# OBJECTIVE
Transcribe the listing in full, excluding any pictures.
==*==
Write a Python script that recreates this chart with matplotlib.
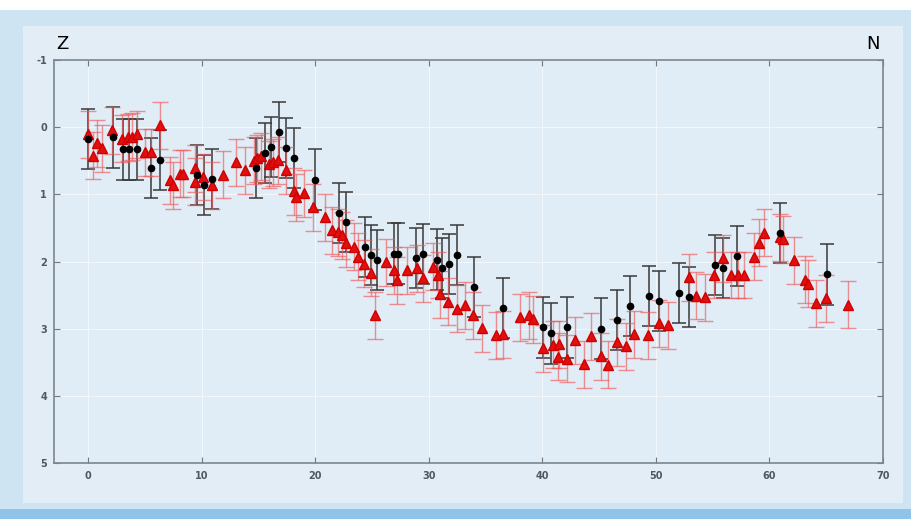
import matplotlib
matplotlib.use("Agg")
import matplotlib.pyplot as plt
from matplotlib.patches import Rectangle
import numpy as np

plt.rcParams["axes.unicode_minus"] = False

# red triangles: position, depth, error
red_x = [0.0, 0.4, 0.8, 1.2, 2.1, 3.0, 3.5, 3.9, 4.3, 5.0, 5.5, 6.3, 7.2, 7.5, 8.1, 8.4,
         9.4, 9.4, 10.1, 10.9, 11.9, 13.0, 13.8, 14.6, 14.9, 15.2, 15.9, 16.3, 16.7, 17.4,
         18.1, 18.3, 19.0, 19.8, 20.9, 21.5, 22.0, 22.4, 22.7, 23.4, 23.8, 24.3, 24.9, 25.3,
         26.2, 26.9, 27.2, 28.1, 29.0, 29.5, 30.4, 30.8, 31.0, 31.7, 32.5, 33.2, 33.9, 34.7,
         35.9, 36.5, 38.0, 38.8, 39.2, 40.1, 40.9, 41.5, 41.4, 42.2, 42.9, 43.7, 44.3, 45.2,
         45.8, 46.6, 47.4, 48.1, 49.3, 50.3, 51.1, 52.9, 53.5, 54.3, 55.1, 55.9, 56.6, 57.2,
         57.8, 58.6, 59.1, 59.5, 60.9, 61.2, 62.2, 63.1, 63.4, 64.1, 65.0, 66.9]
red_y = [0.10, 0.42, 0.24, 0.31, 0.04, 0.17, 0.15, 0.14, 0.10, 0.37, 0.37, -0.03, 0.79, 0.86,
         0.69, 0.69, 0.61, 0.81, 0.74, 0.86, 0.71, 0.52, 0.64, 0.50, 0.46, 0.43, 0.55, 0.52,
         0.49, 0.64, 0.95, 1.04, 0.98, 1.19, 1.34, 1.53, 1.56, 1.61, 1.73, 1.78, 1.93, 2.03,
         2.17, 2.80, 2.01, 2.13, 2.28, 2.13, 2.10, 2.25, 2.08, 2.20, 2.49, 2.60, 2.70, 2.65,
         2.80, 2.99, 3.10, 3.08, 2.83, 2.80, 2.86, 3.29, 3.24, 3.23, 3.42, 3.45, 3.17, 3.53,
         3.11, 3.41, 3.54, 3.20, 3.26, 3.08, 3.10, 2.92, 2.95, 2.23, 2.51, 2.53, 2.20, 1.95,
         2.20, 2.20, 2.20, 1.93, 1.72, 1.57, 1.64, 1.67, 1.98, 2.27, 2.33, 2.62, 2.55, 2.64]
red_err = [0.35] * len(red_x)

# black dots
blk_x = [0.0, 2.2, 3.1, 3.6, 4.3, 5.5, 6.3, 9.6, 10.2, 10.9, 14.8, 15.6, 16.1, 16.8, 17.4,
         18.1, 20.0, 22.1, 22.7, 24.4, 24.9, 25.4, 26.9, 27.3, 28.9, 29.5, 30.7, 31.2, 31.8,
         32.5, 34.0, 36.5, 40.1, 40.8, 42.2, 45.2, 46.6, 47.7, 49.4, 50.3, 52.0, 52.9, 55.2,
         55.9, 57.1, 60.9, 65.1]
blk_y = [0.17, 0.15, 0.33, 0.33, 0.33, 0.61, 0.49, 0.71, 0.86, 0.77, 0.61, 0.38, 0.29, 0.07,
         0.31, 0.46, 0.78, 1.28, 1.41, 1.78, 1.90, 1.98, 1.88, 1.88, 1.95, 1.89, 1.97, 2.10,
         2.04, 1.90, 2.38, 2.69, 2.98, 3.07, 2.98, 3.00, 2.87, 2.66, 2.51, 2.59, 2.47, 2.53,
         2.05, 2.10, 1.92, 1.57, 2.19]
blk_err = [0.45] * len(blk_x)

fig = plt.figure(figsize=(9.12, 5.19), dpi=100)
fig.patch.set_facecolor("white")
# blue mount behind the plot
fig.add_artist(Rectangle((0, 0), 1, 0.98, transform=fig.transFigure,
                         facecolor="#cfe4f3", edgecolor="none", zorder=-3))
fig.add_artist(Rectangle((0.025, 0.03), 0.965, 0.92, transform=fig.transFigure,
                         facecolor="#e2edf6", edgecolor="none", zorder=-2))
fig.add_artist(Rectangle((0, 0), 1, 0.02, transform=fig.transFigure,
                         facecolor="#8fc4e8", edgecolor="none", zorder=-1))

ax = fig.add_axes([0.0592, 0.108, 0.909, 0.776])
ax.set_facecolor("#e0ecf6")

ax.errorbar(blk_x, blk_y, yerr=blk_err, fmt="none", ecolor="#3a3a3a", elinewidth=1.1,
            capsize=5, capthick=1.1, zorder=2)
ax.errorbar(red_x, red_y, yerr=red_err, fmt="none", ecolor="#ee5a5a", elinewidth=1.0,
            capsize=5.5, capthick=1.0, alpha=0.65, zorder=3)
ax.plot(red_x, red_y, "^", color="#e01010", markersize=7.5, markeredgecolor="#d00000",
        zorder=4)
ax.plot(blk_x, blk_y, "o", color="black", markersize=4.5, zorder=5)

ax.set_xlim(-3, 70)
ax.set_ylim(5, -1)
ax.set_xticks(np.arange(0, 71, 10))
ax.set_yticks(np.arange(-1, 6, 1))
ax.grid(True, color="#f2f7fb", linewidth=0.8)
ax.set_axisbelow(True)
ax.tick_params(direction="in", length=4, top=True, right=True, color="#707880",
               labelsize=7, labelcolor="#505860", pad=6)
ax.tick_params(axis="y", pad=5)
for lab in ax.get_xticklabels() + ax.get_yticklabels():
    lab.set_fontweight("bold")
for s in ax.spines.values():
    s.set_color("#7a8590")
    s.set_linewidth(1.2)

fig.text(0.062, 0.905, "Z", fontsize=13, color="black")
fig.text(0.950, 0.905, "N", fontsize=13, color="black")

fig.savefig("out.png", dpi=100, facecolor=fig.get_facecolor())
==*==
# COMPLETE ANSWER
Write a Python script that recreates this chart with matplotlib.
import matplotlib
matplotlib.use("Agg")
import matplotlib.pyplot as plt
from matplotlib.patches import Rectangle
import numpy as np

plt.rcParams["axes.unicode_minus"] = False

# red triangles: position, depth, error
red_x = [0.0, 0.4, 0.8, 1.2, 2.1, 3.0, 3.5, 3.9, 4.3, 5.0, 5.5, 6.3, 7.2, 7.5, 8.1, 8.4,
         9.4, 9.4, 10.1, 10.9, 11.9, 13.0, 13.8, 14.6, 14.9, 15.2, 15.9, 16.3, 16.7, 17.4,
         18.1, 18.3, 19.0, 19.8, 20.9, 21.5, 22.0, 22.4, 22.7, 23.4, 23.8, 24.3, 24.9, 25.3,
         26.2, 26.9, 27.2, 28.1, 29.0, 29.5, 30.4, 30.8, 31.0, 31.7, 32.5, 33.2, 33.9, 34.7,
         35.9, 36.5, 38.0, 38.8, 39.2, 40.1, 40.9, 41.5, 41.4, 42.2, 42.9, 43.7, 44.3, 45.2,
         45.8, 46.6, 47.4, 48.1, 49.3, 50.3, 51.1, 52.9, 53.5, 54.3, 55.1, 55.9, 56.6, 57.2,
         57.8, 58.6, 59.1, 59.5, 60.9, 61.2, 62.2, 63.1, 63.4, 64.1, 65.0, 66.9]
red_y = [0.10, 0.42, 0.24, 0.31, 0.04, 0.17, 0.15, 0.14, 0.10, 0.37, 0.37, -0.03, 0.79, 0.86,
         0.69, 0.69, 0.61, 0.81, 0.74, 0.86, 0.71, 0.52, 0.64, 0.50, 0.46, 0.43, 0.55, 0.52,
         0.49, 0.64, 0.95, 1.04, 0.98, 1.19, 1.34, 1.53, 1.56, 1.61, 1.73, 1.78, 1.93, 2.03,
         2.17, 2.80, 2.01, 2.13, 2.28, 2.13, 2.10, 2.25, 2.08, 2.20, 2.49, 2.60, 2.70, 2.65,
         2.80, 2.99, 3.10, 3.08, 2.83, 2.80, 2.86, 3.29, 3.24, 3.23, 3.42, 3.45, 3.17, 3.53,
         3.11, 3.41, 3.54, 3.20, 3.26, 3.08, 3.10, 2.92, 2.95, 2.23, 2.51, 2.53, 2.20, 1.95,
         2.20, 2.20, 2.20, 1.93, 1.72, 1.57, 1.64, 1.67, 1.98, 2.27, 2.33, 2.62, 2.55, 2.64]
red_err = [0.35] * len(red_x)

# black dots
blk_x = [0.0, 2.2, 3.1, 3.6, 4.3, 5.5, 6.3, 9.6, 10.2, 10.9, 14.8, 15.6, 16.1, 16.8, 17.4,
         18.1, 20.0, 22.1, 22.7, 24.4, 24.9, 25.4, 26.9, 27.3, 28.9, 29.5, 30.7, 31.2, 31.8,
         32.5, 34.0, 36.5, 40.1, 40.8, 42.2, 45.2, 46.6, 47.7, 49.4, 50.3, 52.0, 52.9, 55.2,
         55.9, 57.1, 60.9, 65.1]
blk_y = [0.17, 0.15, 0.33, 0.33, 0.33, 0.61, 0.49, 0.71, 0.86, 0.77, 0.61, 0.38, 0.29, 0.07,
         0.31, 0.46, 0.78, 1.28, 1.41, 1.78, 1.90, 1.98, 1.88, 1.88, 1.95, 1.89, 1.97, 2.10,
         2.04, 1.90, 2.38, 2.69, 2.98, 3.07, 2.98, 3.00, 2.87, 2.66, 2.51, 2.59, 2.47, 2.53,
         2.05, 2.10, 1.92, 1.57, 2.19]
blk_err = [0.45] * len(blk_x)

fig = plt.figure(figsize=(9.12, 5.19), dpi=100)
fig.patch.set_facecolor("white")
# blue mount behind the plot
fig.add_artist(Rectangle((0, 0), 1, 0.98, transform=fig.transFigure,
                         facecolor="#cfe4f3", edgecolor="none", zorder=-3))
fig.add_artist(Rectangle((0.025, 0.03), 0.965, 0.92, transform=fig.transFigure,
                         facecolor="#e2edf6", edgecolor="none", zorder=-2))
fig.add_artist(Rectangle((0, 0), 1, 0.02, transform=fig.transFigure,
                         facecolor="#8fc4e8", edgecolor="none", zorder=-1))

ax = fig.add_axes([0.0592, 0.108, 0.909, 0.776])
ax.set_facecolor("#e0ecf6")

ax.errorbar(blk_x, blk_y, yerr=blk_err, fmt="none", ecolor="#3a3a3a", elinewidth=1.1,
            capsize=5, capthick=1.1, zorder=2)
ax.errorbar(red_x, red_y, yerr=red_err, fmt="none", ecolor="#ee5a5a", elinewidth=1.0,
            capsize=5.5, capthick=1.0, alpha=0.65, zorder=3)
ax.plot(red_x, red_y, "^", color="#e01010", markersize=7.5, markeredgecolor="#d00000",
        zorder=4)
ax.plot(blk_x, blk_y, "o", color="black", markersize=4.5, zorder=5)

ax.set_xlim(-3, 70)
ax.set_ylim(5, -1)
ax.set_xticks(np.arange(0, 71, 10))
ax.set_yticks(np.arange(-1, 6, 1))
ax.grid(True, color="#f2f7fb", linewidth=0.8)
ax.set_axisbelow(True)
ax.tick_params(direction="in", length=4, top=True, right=True, color="#707880",
               labelsize=7, labelcolor="#505860", pad=6)
ax.tick_params(axis="y", pad=5)
for lab in ax.get_xticklabels() + ax.get_yticklabels():
    lab.set_fontweight("bold")
for s in ax.spines.values():
    s.set_color("#7a8590")
    s.set_linewidth(1.2)

fig.text(0.062, 0.905, "Z", fontsize=13, color="black")
fig.text(0.950, 0.905, "N", fontsize=13, color="black")

fig.savefig("out.png", dpi=100, facecolor=fig.get_facecolor())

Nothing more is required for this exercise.